Я глазам своим не поверила! Сдёрнула куколку, коврик, подушечку, но писем действительно – нет! Я перерыла весь кукольный дом, перелистала все книги – конвертов нет! Испарились! Меня бросало то в холод, то в жар. Что случилось?! Куда я могла перепрятать свой драгоценный клад: под кровать?! под матрас?! В духовку?! за шкафчик? под шкафчик?! в кастрюлю на кухне?!.. Куда ещё можно спрятать пару десятков конвертов в этом по существу пустом доме?!..

Вечером я разразилась истерикой.

В ярости и слезах бросалась на всех: на брата, сестричку, маму, отца, кричала, рыдала, дёргала дверцы шкафчика, колотила в пол кулаками, требуя, чтоб немедленно – беспрекословно и сию же минуту! – письма – вернулись на место!..

Весь дом от ужаса встал на дыбы!

Бедный брат перепугано пересыпал перед моими глазами свои железки, сестричка вскрывала коробочки, матушка веником выметала из-под кроватей, но она содержала дом в такой чистоте, что под кроватями не было даже пыли, а отец – всегда весело-ироничный – на этот раз дрожащими пальцами прикуривал от одной папиросы другую.

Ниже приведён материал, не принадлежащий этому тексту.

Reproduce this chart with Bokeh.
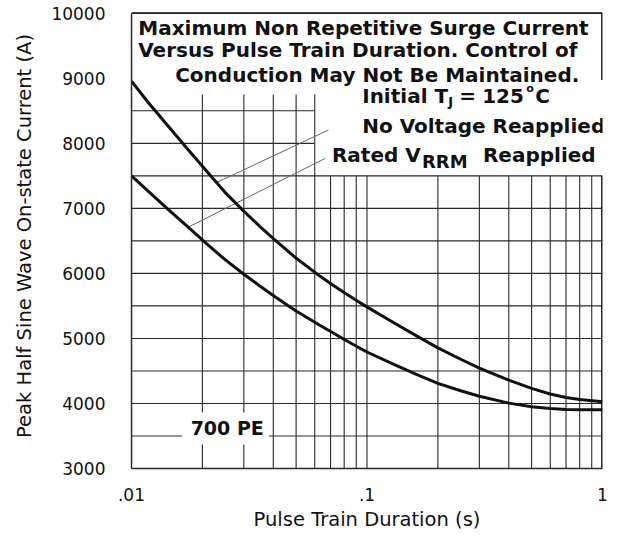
from bokeh.plotting import figure
from bokeh.models import Range1d, FixedTicker, Label
from bokeh.embed import file_html
from bokeh.resources import INLINE

# ---------------- data ----------------
# No Voltage Reapplied (upper curve)
dur_no_volt = [0.01, 0.0118, 0.0143, 0.0174, 0.021, 0.0249, 0.0298, 0.0355, 0.0405,
               0.0496, 0.0633, 0.071, 0.0808, 0.0906, 0.1015, 0.13, 0.163, 0.2,
               0.25, 0.3, 0.4, 0.5, 0.6, 0.7, 0.8, 1.0]
cur_no_volt = [8955, 8624, 8265, 7900, 7560, 7250, 6965, 6705, 6520,
               6245, 5955, 5830, 5695, 5580, 5470, 5240, 5035, 4855,
               4680, 4545, 4360, 4232, 4145, 4092, 4062, 4025]

# Rated VRRM Reapplied (lower curve)
dur_rated = [0.01, 0.0118, 0.0143, 0.0174, 0.021, 0.0249, 0.0298, 0.0352, 0.0404,
             0.0496, 0.0633, 0.071, 0.0808, 0.0906, 0.1015, 0.13, 0.163, 0.2,
             0.25, 0.3, 0.4, 0.5, 0.6, 0.7, 0.8, 1.0]
cur_rated = [7498, 7260, 6985, 6710, 6445, 6215, 5995, 5802, 5650,
             5430, 5200, 5095, 4975, 4875, 4780, 4600, 4445, 4310,
             4195, 4110, 4005, 3950, 3922, 3908, 3903, 3903]

# leader lines from the curves to their captions: [start, end]
leader_no_volt_x = [0.0230, 0.0686]
leader_no_volt_y = [7397, 8205]
leader_rated_x = [0.01741, 0.0665]
leader_rated_y = [6710, 7769]

# axes
x_ticks = [0.01, 0.1, 1]
x_tick_labels = [".01", ".1", "1"]
y_ticks = [3000, 4000, 5000, 6000, 7000, 8000, 9000, 10000]

# chart grid (datasheet-style, partly hidden behind the caption block)
grid_x_tall = [0.02, 0.03, 0.04, 0.05, 0.06]            # up to 8750
grid_x_short = [0.07, 0.08, 0.09, 0.1, 0.2, 0.3, 0.4, 0.5, 0.6, 0.7, 0.8, 0.9]  # up to 7500
grid_y_full = [4000, 4500, 5000, 5500, 6000, 6500, 7000, 7500]
grid_y_left = [8000, 8500]                                # only up to x = 0.06
grid_y_split = 3500                                       # broken by the "700 PE" tag

X0, X1 = 0.01, 1.0
Y0, Y1 = 3000, 10000
Y_VIEW_TOP = 10150   # headroom above the box so its top edge is drawn inside the frame

# ---------------- figure ----------------
p = figure(width=620, height=535, x_axis_type="log",
           x_range=Range1d(X0, X1), y_range=Range1d(Y0, Y_VIEW_TOP),
           output_backend="svg", toolbar_location=None,
           min_border_left=131, min_border_right=18,
           min_border_top=3, min_border_bottom=67)
p.title.visible = False
p.xgrid.visible = False
p.ygrid.visible = False
p.outline_line_color = None
p.background_fill_color = "white"
p.border_fill_color = "white"

GRID = "#2a2a2a"
INK = "#111111"

# vertical grid lines
vx = grid_x_tall + grid_x_short
vy1 = [8750] * len(grid_x_tall) + [7500] * len(grid_x_short)
p.segment(x0=vx, y0=[Y0] * len(vx), x1=vx, y1=vy1, line_color=GRID, line_width=1.1)

# horizontal grid lines
hx0 = [X0] * (len(grid_y_full) + len(grid_y_left)) + [X0, 0.0370]
hx1 = [X1] * len(grid_y_full) + [0.06] * len(grid_y_left) + [0.01637, X1]
hy = grid_y_full + grid_y_left + [grid_y_split, grid_y_split]
p.segment(x0=hx0, y0=hy, x1=hx1, y1=hy, line_color=GRID, line_width=1.1)

# box: top edge (stroke plus a thin filled band) and right edge (interrupted)
p.line(x=[X0, X1], y=[Y1, Y1], line_color=GRID, line_width=1.6)
p.quad(left=[X0], right=[X1], bottom=[Y1 - 10], top=[Y1 + 14],
       fill_color=GRID, line_color=None)
p.segment(x0=[X1, X1], y0=[Y1, 7500], x1=[X1, X1], y1=[8975, Y0],
          line_color=GRID, line_width=3)

# leader lines
p.line(leader_no_volt_x, leader_no_volt_y, line_color="#666666", line_width=1)
p.line(leader_rated_x, leader_rated_y, line_color="#666666", line_width=1)

# curves
p.line(dur_no_volt, cur_no_volt, line_color=INK, line_width=3)
p.line(dur_rated, cur_rated, line_color=INK, line_width=3)

# ---------------- axes ----------------
xa = p.xaxis[0]
ya = p.yaxis[0]
xa.ticker = FixedTicker(ticks=x_ticks)
xa.major_label_overrides = {t: s for t, s in zip(x_ticks, x_tick_labels)}
ya.ticker = FixedTicker(ticks=y_ticks)
for ax in (xa, ya):
    ax.major_tick_line_color = None
    ax.minor_tick_line_color = None
    ax.axis_line_color = GRID
    ax.axis_line_width = 1.5
    ax.major_label_text_font = "DejaVu Sans"
    ax.major_label_text_font_size = "17px"
    ax.major_label_text_color = INK
    ax.axis_label_text_font = "DejaVu Sans"
    ax.axis_label_text_font_style = "normal"
    ax.axis_label_text_font_size = "19.5px"
    ax.axis_label_text_color = INK
ya.bounds = (Y0, Y1)
xa.major_label_standoff = 13
ya.major_label_standoff = 20
xa.axis_label = "Pulse Train Duration (s)"
ya.axis_label = "Peak Half Sine Wave On-state Current (A)"
xa.axis_label_standoff = 4
ya.axis_label_standoff = 12

BASE_DY = 7  # lift the captions onto their baselines


def caption(x, y, text, size="20px", dx=0, dy=0, **kw):
    p.add_layout(Label(x=x, y=y, text=text, x_offset=dx, y_offset=dy + BASE_DY,
                       text_align="left", text_baseline="alphabetic",
                       text_font="DejaVu Sans", text_font_style="bold",
                       text_font_size=size, text_color=INK,
                       background_fill_color=None, border_line_color=None, **kw))


# title block
caption(0.01068, 9666, "Maximum Non Repetitive Surge Current")
caption(0.01068, 9328, "Versus Pulse Train Duration. Control of")
caption(0.01533, 8943, "Conduction May Not Be Maintained.")

# Initial TJ = 125 oC
caption(0.0954, 8620, "Initial T")
caption(0.0954, 8620, "J", size="13px", dx=86, dy=-5)
caption(0.0954, 8620, "=", dx=97)
caption(0.0954, 8620, "125", dx=120)
caption(0.0954, 8620, "o", size="11px", dx=164, dy=8)
caption(0.0954, 8620, "C", dx=173)

caption(0.0954, 8158, "No Voltage Reapplied")

# Rated VRRM Reapplied
caption(0.0710, 7712, "Rated V")
caption(0.0710, 7712, "RRM", size="18px", dx=90, dy=-6)
caption(0.0710, 7712, "Reapplied", dx=151)

# device tag
p.add_layout(Label(x=0.0255, y=3540, y_offset=5, text="700 PE", text_align="center",
                   text_baseline="middle", text_font="DejaVu Sans",
                   text_font_style="bold", text_font_size="19px", text_color=INK,
                   background_fill_color="white", padding=5))

open("out.html", "w").write(file_html(p, INLINE))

Но всё было зря – конверты пропали!

Конечно, с годами я догадалась, что их уничтожила матушка. Только она одна и могла заметить мои пируэты вокруг конвертов в кукольном домике. И, видно, тайком ознакомившись с моими проектами, благоразумно решила – так как реальность знала получше меня, и уж тем более знала, что в наше грозное послевоенное время доносов-ябед и «чёрного воронка» переделывать мир – не самое безопасное из занятий. Надёжней – держать язык за зубами. Но эта догадка меня осенит гораздо-гораздо потом. А после пропажи посланий я долго и трудно переживала свою утрату. И больше уже не писала, как перестроить жизнь и плохое сделать хорошим. Подобные мысли я стала молча копить в себе, наивно предполагая, что уж оттуда украсть их не сможет никто.

Но вот побежало время, я росла и заделалась журналистом, а потом и писателем, и мысли мои потихонечку выползали наружу и… Как я уже отмечала, писатель – странное существо. Жить для себя одного ему – скучно и мало. Он всеми своими клетками повёрнут – наружу. Таков феномен – со-страдания. Поэтому все мои книги оказались о том, как человеку трудно быть Человеком и как легко его соблазнить всяким пошлым житейским мусором, и как смертельно нам не хватает чего-то самим непонятного, каких-то улыбок, гармонии и добра…

А в этой детской истории, в этом стремлении усовершенствовать мир меня удивляет, как рано Природа заложила во мне желание не какого-то личного счастья, а счастья для всех.

И с каким постоянством я тащу эту ношу по сегодняшний день, призывая тебя, читатель – пусть через восемь, пусть через десять, пусть через двадцать лет, как писала я на конвертах – а лучше сейчас и сегодня, так как время не ждёт, и нам надо ужасно-ужасно спешить – «плохое сделать хорошим»!